O especialista em segurança alimentar Carlos Gonçalo das Neves defende para o mundo novos tipos de agricultura e diz ser importante que se experimentem outras ferramentas, porque, agora, o planeta “não está no bom caminho”.
Cientista chefe da Autoridade Europeia de Segurança Alimentar (EFSA, na sigla original), Carlos das Neves, em entrevista à agência Lusa, afirma que a agricultura tem sempre evoluído, acompanhada pela inovação e tecnologia, lembrando que não se faz hoje a agricultura que se fazia há 50 anos, nomeadamente pela introdução de máquinas.
Atualmente há “novas soluções criativas”, a agricultura regenerativa, a hidroponia, o cultivo multitrófico, novas ferramentas genéticas que permitem “editar um bocadinho o genoma e fazer alterações”.
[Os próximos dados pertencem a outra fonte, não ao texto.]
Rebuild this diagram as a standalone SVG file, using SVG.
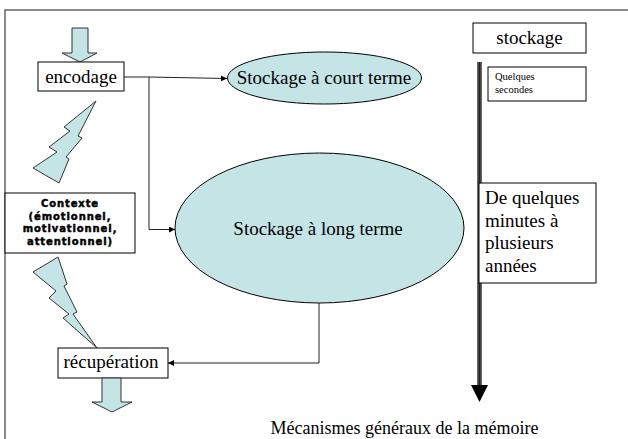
<svg xmlns="http://www.w3.org/2000/svg" width="628" height="439" viewBox="0 0 628 439">
  <style>
    .serif { font-family: "Liberation Serif", "Times New Roman", serif; fill: #000; }
    .box { fill: #fff; stroke: #000; stroke-width: 1; }
    .blob { fill: #c4e4e6; stroke: #000; stroke-width: 1; }
    .shape { fill: #c4e4e6; stroke: #333; stroke-width: 1; }
    .wire { fill: none; stroke: #222; stroke-width: 1; }
    .heavy { font-family: "DejaVu Sans", "Arial Black", sans-serif; font-weight: 900; font-size: 10px; letter-spacing: 0.9px; fill: #000; stroke: #000; stroke-width: 0.45; }
  </style>
  <defs>
    <marker id="tip" viewBox="0 0 8 8" refX="8" refY="4" markerWidth="6" markerHeight="6" orient="auto" markerUnits="userSpaceOnUse">
      <path d="M0,0 L8,4 L0,8 z" fill="#000"/>
    </marker>
  </defs>

  <rect width="628" height="439" fill="#fff"/>
  <!-- slide frame -->
  <rect x="5" y="10" width="700" height="500" fill="none" stroke="#666" stroke-width="1.5"/>

  <!-- connectors -->
  <g id="connectors">
    <polyline class="wire" points="124,77 149,77 227,78.5" marker-end="url(#tip)"/>
    <polyline class="wire" points="149,77 149,229.5 175,229.5" marker-end="url(#tip)"/>
    <polyline class="wire" points="319,303 319,363 168,363" marker-end="url(#tip)"/>
  </g>

  <!-- incoming block arrow -->
  <g id="arrow-in">
    <polygon class="shape" points="72,28 88,28 88,53 97,53 80,62 62,53 72,53"/>
  </g>

  <g id="encodage">
    <rect class="box" x="38" y="62" width="86" height="29"/>
    <text class="serif" x="81" y="83" font-size="19" text-anchor="middle">encodage</text>
  </g>

  <g id="bolt-upper">
    <polygon class="shape" points="96,101 64,127 70,131 49,147 57,152 33,168 59,183 69,159 66,157 82,138 78,136"/>
  </g>

  <g id="contexte">
    <rect class="box" x="5" y="193" width="130" height="60"/>
    <text class="heavy" x="70" y="207" text-anchor="middle">Contexte</text>
    <text class="heavy" x="70" y="219.5" text-anchor="middle">(émotionnel,</text>
    <text class="heavy" x="70" y="232" text-anchor="middle">motivationnel,</text>
    <text class="heavy" x="70" y="244.5" text-anchor="middle">attentionnel)</text>
  </g>

  <g id="bolt-lower">
    <polygon class="shape" points="33,272 58,257 67,284 64,286 77,312 73,314 97,348 63,318 69,314 49,298 56,291"/>
  </g>

  <g id="recuperation">
    <rect class="box" x="58" y="348" width="110" height="30"/>
    <text class="serif" x="111" y="368" font-size="19" text-anchor="middle">récupération</text>
  </g>

  <!-- outgoing block arrow -->
  <g id="arrow-out">
    <polygon class="shape" points="102,378 121,378 121,402 132,402 112,412 92,402 102,402"/>
  </g>

  <g id="court-terme">
    <ellipse class="blob" cx="324.5" cy="78" rx="97" ry="26"/>
    <text class="serif" x="324" y="84" font-size="19" text-anchor="middle">Stockage à court terme</text>
  </g>

  <g id="long-terme">
    <ellipse class="blob" cx="319.5" cy="228" rx="144.5" ry="75"/>
    <text class="serif" x="318" y="235" font-size="19" text-anchor="middle">Stockage à long terme</text>
  </g>

  <!-- time axis -->
  <g id="axe-temps">
    <line x1="479.5" y1="62" x2="479.5" y2="386" stroke="#666" stroke-width="5"/>
    <line x1="479.5" y1="62" x2="479.5" y2="386" stroke="#222" stroke-width="2"/>
    <polygon points="471,385 488,385 479.5,402" fill="#000"/>
  </g>

  <g id="stockage">
    <rect class="box" x="473" y="23" width="113" height="30"/>
    <text class="serif" x="529.5" y="44" font-size="19" text-anchor="middle">stockage</text>
  </g>

  <g id="secondes">
    <rect class="box" x="488" y="67" width="98" height="34"/>
    <text class="serif" x="495" y="80" font-size="10.5">Quelques</text>
    <text class="serif" x="495" y="93" font-size="10.5">secondes</text>
  </g>

  <g id="annees">
    <rect class="box" x="479" y="183" width="117" height="100"/>
    <text class="serif" x="485" y="204" font-size="19">De quelques</text>
    <text class="serif" x="485" y="227" font-size="19">minutes à</text>
    <text class="serif" x="485" y="249" font-size="19">plusieurs</text>
    <text class="serif" x="485" y="272" font-size="19">années</text>
  </g>

  <text class="serif" x="404.5" y="434" font-size="18" text-anchor="middle">Mécanismes généraux de la mémoire</text>
</svg>
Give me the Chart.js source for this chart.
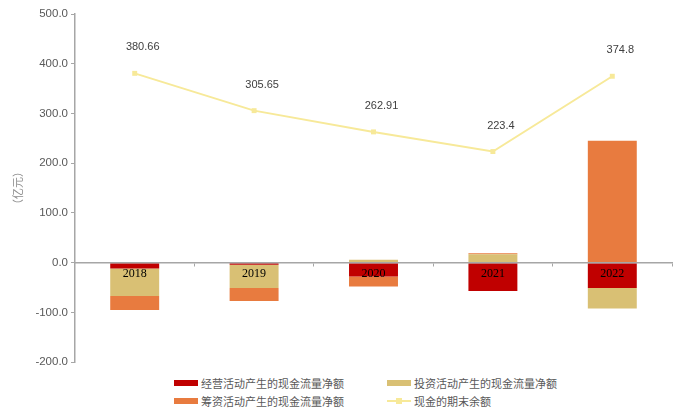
<!DOCTYPE html>
<html>
<head>
<meta charset="utf-8">
<script src="https://cdn.jsdelivr.net/npm/chart.js@4/dist/chart.umd.min.js"></script>
<style>
  body { margin: 0; background: #fff; }
  #wrap { position: relative; width: 684px; height: 410px; }
  #box { position: absolute; left: 0; top: 0; width: 684px; height: 372px; }
  #legend {
    position: absolute; left: 174px; top: 375px; width: 420px;
    display: grid; grid-template-columns: 213px 207px; row-gap: 3px;
    font: 11px "Noto Sans CJK SC", sans-serif; color: #595959;
  }
  .item { display: flex; align-items: center; height: 15px; white-space: nowrap; }
  .swatch { width: 24px; height: 6px; margin-right: 3px; }
  .lineKey { position: relative; width: 24px; height: 6px; margin-right: 3px; }
  .lineKey i { position: absolute; left: 0; right: 0; top: 2px; height: 2px; }
  .lineKey b { position: absolute; left: 9px; top: 0; width: 6px; height: 6px; }
</style>
</head>
<body>
<div id="wrap">
  <div id="box"><canvas id="cash"></canvas></div>
  <div id="legend"></div>
</div>
<script>
const years = ['2018', '2019', '2020', '2021', '2022'];
const operating = [-12, -4, -28, -57, -51];
const investing = [-55, -47, 6, 17, -41];
const financing = [-28, -26, -20, 2, 245];
const endingCash = [380.66, 305.65, 262.91, 223.4, 374.8];
const yTicks = [500, 400, 300, 200, 100, 0, -100, -200];

const RED = '#C00000';
const TAN = '#D9C074';
const ORANGE = '#E87B3F';
const YELLOW = '#F7E999';

// value labels above the ending-cash line
const cashLabels = {
  id: 'cashLabels',
  afterDatasetsDraw(chart) {
    const meta = chart.getDatasetMeta(3);
    const ctx = chart.ctx;
    ctx.save();
    ctx.font = '11px "Liberation Sans", Arial, sans-serif';
    ctx.fillStyle = '#404040';
    ctx.textAlign = 'center';
    ctx.textBaseline = 'middle';
    meta.data.forEach((pt, i) => {
      ctx.fillText(String(endingCash[i]), pt.x + 8, pt.y - 26);
    });
    ctx.restore();
  }
};

const chart = new Chart(document.getElementById('cash'), {
  data: {
    labels: years,
    datasets: [
      { type: 'bar', label: '经营活动产生的现金流量净额', data: operating, backgroundColor: RED },
      { type: 'bar', label: '投资活动产生的现金流量净额', data: investing, backgroundColor: TAN },
      { type: 'bar', label: '筹资活动产生的现金流量净额', data: financing, backgroundColor: ORANGE },
      {
        type: 'line', label: '现金的期末余额', data: endingCash,
        borderColor: YELLOW, backgroundColor: YELLOW, borderWidth: 2,
        pointStyle: 'rect', pointRadius: 3.5, pointBorderWidth: 0, tension: 0
      }
    ]
  },
  options: {
    responsive: true,
    maintainAspectRatio: false,
    animation: false,
    datasets: { bar: { categoryPercentage: 1, barPercentage: 0.41 } },
    layout: { padding: { top: 14, right: 12, bottom: 2, left: 0 } },
    plugins: { legend: { display: false }, tooltip: { enabled: false } },
    scales: {
      x: {
        stacked: true,
        position: { y: 0 },
        border: { color: '#A6A6A6', width: 1.5, z: 1 },
        grid: { display: true, offset: true, drawOnChartArea: false, tickLength: 3, color: '#A6A6A6' },
        ticks: { z: 1, color: '#000', padding: 1, font: { family: '"Liberation Serif", "Times New Roman", serif', size: 12 } }
      },
      y: {
        stacked: true,
        min: -200, max: 500,
        afterFit(scale) { scale.width = 75; },
        afterBuildTicks(scale) { scale.ticks = yTicks.map(v => ({ value: v })); },
        border: { color: '#A6A6A6', width: 1.5 },
        grid: { display: true, drawOnChartArea: false, tickLength: 4, color: '#A6A6A6' },
        ticks: {
          color: '#595959', padding: 3,
          font: { family: '"Liberation Sans", Arial, sans-serif', size: 11.5 },
          callback: v => v.toFixed(1)
        },
        title: {
          display: true, text: '（亿元）', color: '#8C8C8C', padding: { top: 11 },
          font: { family: '"Noto Sans CJK SC", sans-serif', size: 11 }
        }
      }
    }
  },
  plugins: [cashLabels]
});

// two-column legend under the plot
const legend = document.getElementById('legend');
[0, 1, 2, 3].forEach(i => {
  const ds = chart.data.datasets[i];
  const item = document.createElement('div');
  item.className = 'item';
  if (ds.type === 'line') {
    item.innerHTML = '<span class="lineKey"><i style="background:' + ds.borderColor + '"></i><b style="background:' + ds.borderColor + '"></b></span>';
  } else {
    item.innerHTML = '<span class="swatch" style="background:' + ds.backgroundColor + '"></span>';
  }
  const text = document.createElement('span');
  text.textContent = ds.label;
  item.appendChild(text);
  legend.appendChild(item);
});
</script>
</body>
</html>
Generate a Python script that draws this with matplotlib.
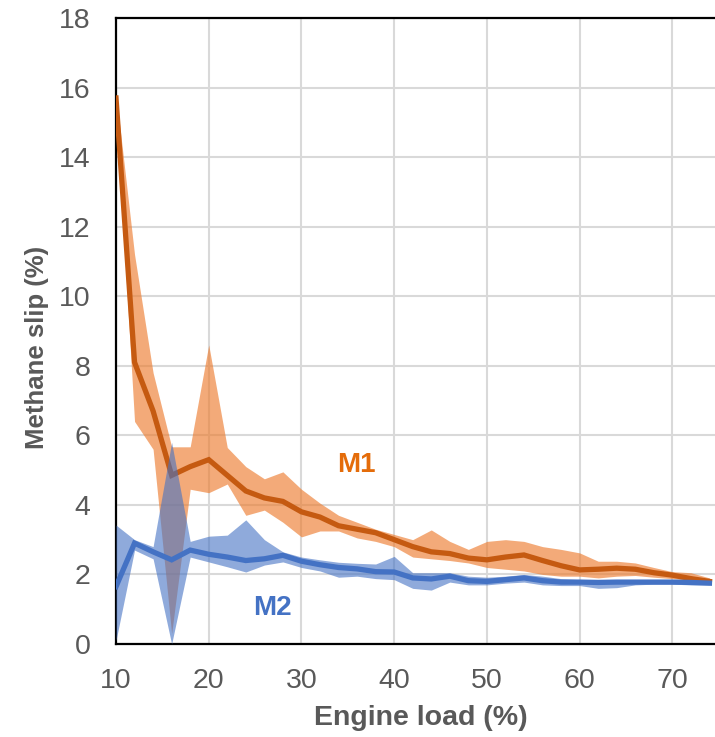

“Tudo isto são ferramentas à disposição. A nós, na EFSA o que nos compete é garantir que estas ferramentas, que estes produtos feitos desta maneira são seguros. Depois existe uma componente política, social, cultural, sobre se devem ou não ser aprovados, se devemos utilizar mais ou menos”, explicou.
Mas as novas soluções “é importante que as abracemos, e experimentemos, porque penso que o planeta nos mostra que como está neste momento não está no bom caminho”.
Questionado pela Lusa, Carlos das Neves aponta problemas que precisam de ser resolvidos, um deles o desperdício alimentar, que tem de ser “reduzido ao mínimo” para manter o “sonho da sustentabilidade”.
Para o cientista, não se pode desperdiçar alimentos olhando para as situações dramáticas do planeta.
É preciso, adianta, alterações nas escolhas de cada consumidor, consciencializá-lo para opções diferentes, educá-lo desde a infância.
“Hoje ensinamos as crianças a separar o lixo, é preciso fazer o mesmo sobre o que é saudável, o que não se deve estragar. E também há uma consciencialização a fazer naqueles que produzem alimentos. Toda a cadeia tem de contribuir, não é só o consumidor que pode evitar os estragos”, diz, enfatizando que é preciso que nesta matéria deixe de ser só palavras e que se passe à ação.
Atualmente, avisam os cientistas, vive-se uma tripla crise planetária, as alterações climáticas, a perda de biodiversidade e a poluição e resíduos, motivada em parte pelo sistema agroalimentar. Mas Carlos das Neves salienta que o sistema é tanto vilão como vítima.
Se é verdade, explica, que algumas práticas de produção de alimentos contribuem para o aumento de gases com efeito de estufa, que se destroem florestas para produzir alimentos, também as alterações climáticas, a erosão, as secas e os fogos afetam a capacidade de produção.
Otimista, Carlos das Neves refere que os problemas deviam motivar ainda mais para “algo diferente”, porque as pessoas não podem viver sem alimentos e é preciso que todas juntas encontrem soluções.
E dá o exemplo do que acredita ser uma solução, o movimento “Uma só saúde”, (“One Health”).
“É uma consciencialização de que este planeta é só um, que partilhamos com animais, plantas, espécies selvagens… e há que manter este balanço. Muitas vezes aquilo que nos afeta a nós também afeta os outros, e às vezes o que fazemos às florestas afeta-nos a nós”, afirma o defensor do movimento que tem como base a abordagem integrada da saúde das pessoas, dos animais, das plantas e do ambiente.
Perceber que está tudo interconectado devia mostrar, afirma o professor e cientista, que a solução dos problemas tem de ser global, que é preciso olhar para todos os elementos, do homem ao ambiente, e que se pense em soluções.
Lembrando a transmissão de doenças e a última pandemia avisa: “uma solução só focada em nós humanos provavelmente não vai resultar”.
Sempre positivo e otimista Carlos das Neves afirma que o “One Health” está a criar raízes, impulsionado também pela pandemia de covid-19, e acredita que fará parte das conferências da ONU sobre biodiversidade (a decorrer na Colômbia) e sobre o clima, no próximo mês no Azerbaijão.
Lembrando que a redução de habitats pode levar a problemas de zoonoses, doenças de animais transmitidas ao ser humano, o professor fala que é preciso vontade de “fazer algumas alterações”, de encontrar um equilíbrio entre a criação intensiva de gado e a destruição de florestas, sem nunca esquecer que há quase nove mil milhões de pessoas para alimentar.
É aqui que entra o papel do consumidor. É fundamental, um consumidor informado para que possa tomar as decisões acertadas, sobre o que comer e sobre como isso afeta “muito mais do que a sua própria saúde”.
Carlos das Neves participou em Portugal nas “Conferências do Estoril”, que durante dois dias reuniram na Universidade Nova conferencistas de todo o mundo para debaterem grandes desafios da humanidade.